Could the lines from the start of the data through the line with "(0,0) rectangle (653.25pt,480pt);" be set down exactly, with no pictures among them?
** BEGIN **
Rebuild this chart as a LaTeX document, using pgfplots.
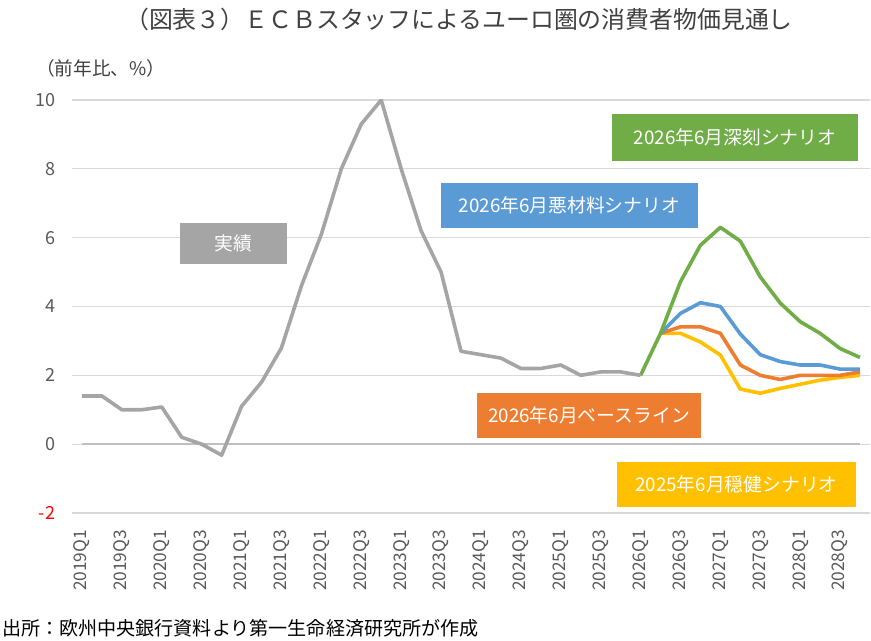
\documentclass[border=0pt]{standalone}
\usepackage{pgfplots}
\pgfplotsset{compat=1.18}
\usepackage{fontspec}
\setmainfont{Noto Sans CJK JP}
\definecolor{cGray}{HTML}{A5A5A5}
\definecolor{cOrange}{HTML}{ED7D31}
\definecolor{cBlue}{HTML}{5B9BD5}
\definecolor{cYellow}{HTML}{FFC000}
\definecolor{cGreen}{HTML}{70AD47}
\definecolor{cGrid}{HTML}{D9D9D9}
\definecolor{cZero}{HTML}{BFBFBF}
\definecolor{cTick}{HTML}{595959}
\definecolor{cText}{HTML}{404040}

\begin{document}
\begin{tikzpicture}
\path[use as bounding box] (0,0) rectangle (653.25pt,480pt);

\begin{axis}[
  at={(54pt,95.25pt)}, anchor=south west,
  scale only axis, width=598.5pt, height=309.75pt,
  xmin=-0.5, xmax=39.5, ymin=-2, ymax=10,
  axis line style={draw=none},
  tick style={draw=none},
  ytick={-2,0,2,4,6,8,10},
  yticklabels={\textcolor{red}{-2},0,2,4,6,8,10},
  ymajorgrids, grid style={cGrid, line width=0.9pt},
  xtick={0,2,...,38},
  xticklabels={2019Q1,2019Q3,2020Q1,2020Q3,2021Q1,2021Q3,2022Q1,2022Q3,2023Q1,2023Q3,
               2024Q1,2024Q3,2025Q1,2025Q3,2026Q1,2026Q3,2027Q1,2027Q3,2028Q1,2028Q3},
  /pgf/number format/assume math mode=true,
  yticklabel style={font=\fontsize{13.5pt}{15pt}\selectfont, text=cTick, inner sep=0pt},
  yticklabel shift=12.5pt,
  xticklabel style={font=\fontsize{13pt}{15pt}\selectfont, text=cTick, rotate=90, anchor=east, inner sep=0pt},
  xticklabel shift=12.5pt,
  line join=round,
]
\draw[cZero, line width=1.6pt] (axis cs:0,0) -- (axis cs:39,0);

% 2025年6月穏健シナリオ
\addplot[cYellow, line width=2.7pt] coordinates {
 (29,3.22) (30,3.22) (31,2.97) (32,2.59) (33,1.60) (34,1.48)
 (35,1.62) (36,1.74) (37,1.86) (38,1.94) (39,2.00)};
% 2026年6月ベースライン
\addplot[cOrange, line width=2.7pt] coordinates {
 (29,3.22) (30,3.41) (31,3.41) (32,3.22) (33,2.30) (34,2.00)
 (35,1.88) (36,2.00) (37,2.00) (38,2.00) (39,2.10)};
% 2026年6月悪材料シナリオ
\addplot[cBlue, line width=2.7pt] coordinates {
 (29,3.22) (30,3.80) (31,4.11) (32,4.00) (33,3.20) (34,2.60)
 (35,2.40) (36,2.30) (37,2.30) (38,2.18) (39,2.18)};
% 2026年6月深刻シナリオ
\addplot[cGreen, line width=2.7pt] coordinates {
 (28,2.00) (29,3.22) (30,4.72) (31,5.78) (32,6.30) (33,5.90)
 (34,4.86) (35,4.10) (36,3.56) (37,3.22) (38,2.78) (39,2.52)};
% 実績
\addplot[cGray, line width=2.7pt] coordinates {
 (0,1.4) (1,1.4) (2,1.0) (3,1.0) (4,1.08) (5,0.2) (6,0.0) (7,-0.32)
 (8,1.1) (9,1.8) (10,2.8) (11,4.6) (12,6.1) (13,8.0) (14,9.3) (15,10.0)
 (16,8.0) (17,6.2) (18,5.0) (19,2.7) (20,2.6) (21,2.5) (22,2.2) (23,2.2)
 (24,2.3) (25,2.0) (26,2.1) (27,2.1) (28,2.0)};
\end{axis}

% annotations, positioned in pixel units from the top-left corner
\begin{scope}[x=0.75pt, y=-0.75pt, shift={(0pt,480pt)}]
\node[text=cText, font=\fontsize{17.9pt}{20pt}\selectfont] at (459,19) {（図表３）ＥＣＢスタッフによるユーロ圏の消費者物価見通し};
\node[text=cText, font=\fontsize{14pt}{16pt}\selectfont, anchor=west, inner sep=0pt] at (36,68) {（前年比、\%）};
\node[text=black, font=\fontsize{14.3pt}{16pt}\selectfont, anchor=west, inner sep=0pt] at (2,628) {出所：欧州中央銀行資料より第一生命経済研究所が作成};

\fill[cGray] (180,223) rectangle (287,264);
\node[white, font=\fontsize{14.1pt}{16pt}\selectfont] at (233.5,243.5) {実績};
\fill[cGreen] (612,114) rectangle (858,161);
\node[white, font=\fontsize{14.1pt}{16pt}\selectfont] at (735,137.5) {2026年6月深刻シナリオ};
\fill[cBlue] (441,183) rectangle (698,228);
\node[white, font=\fontsize{14.1pt}{16pt}\selectfont] at (569.5,205.5) {2026年6月悪材料シナリオ};
\fill[cOrange] (477,393) rectangle (701,438);
\node[white, font=\fontsize{14.1pt}{16pt}\selectfont] at (589,415.5) {2026年6月ベースライン};
\fill[cYellow] (617,462) rectangle (856,507);
\node[white, font=\fontsize{14.1pt}{16pt}\selectfont] at (736.5,484.5) {2025年6月穏健シナリオ};
\end{scope}
\end{tikzpicture}
\end{document}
** END **
> _OUTPUT BELOW_
Rebuild this chart as a LaTeX document, using pgfplots.
\documentclass[border=0pt]{standalone}
\usepackage{pgfplots}
\pgfplotsset{compat=1.18}
\usepackage{fontspec}
\setmainfont{Noto Sans CJK JP}
\definecolor{cGray}{HTML}{A5A5A5}
\definecolor{cOrange}{HTML}{ED7D31}
\definecolor{cBlue}{HTML}{5B9BD5}
\definecolor{cYellow}{HTML}{FFC000}
\definecolor{cGreen}{HTML}{70AD47}
\definecolor{cGrid}{HTML}{D9D9D9}
\definecolor{cZero}{HTML}{BFBFBF}
\definecolor{cTick}{HTML}{595959}
\definecolor{cText}{HTML}{404040}

\begin{document}
\begin{tikzpicture}
\path[use as bounding box] (0,0) rectangle (653.25pt,480pt);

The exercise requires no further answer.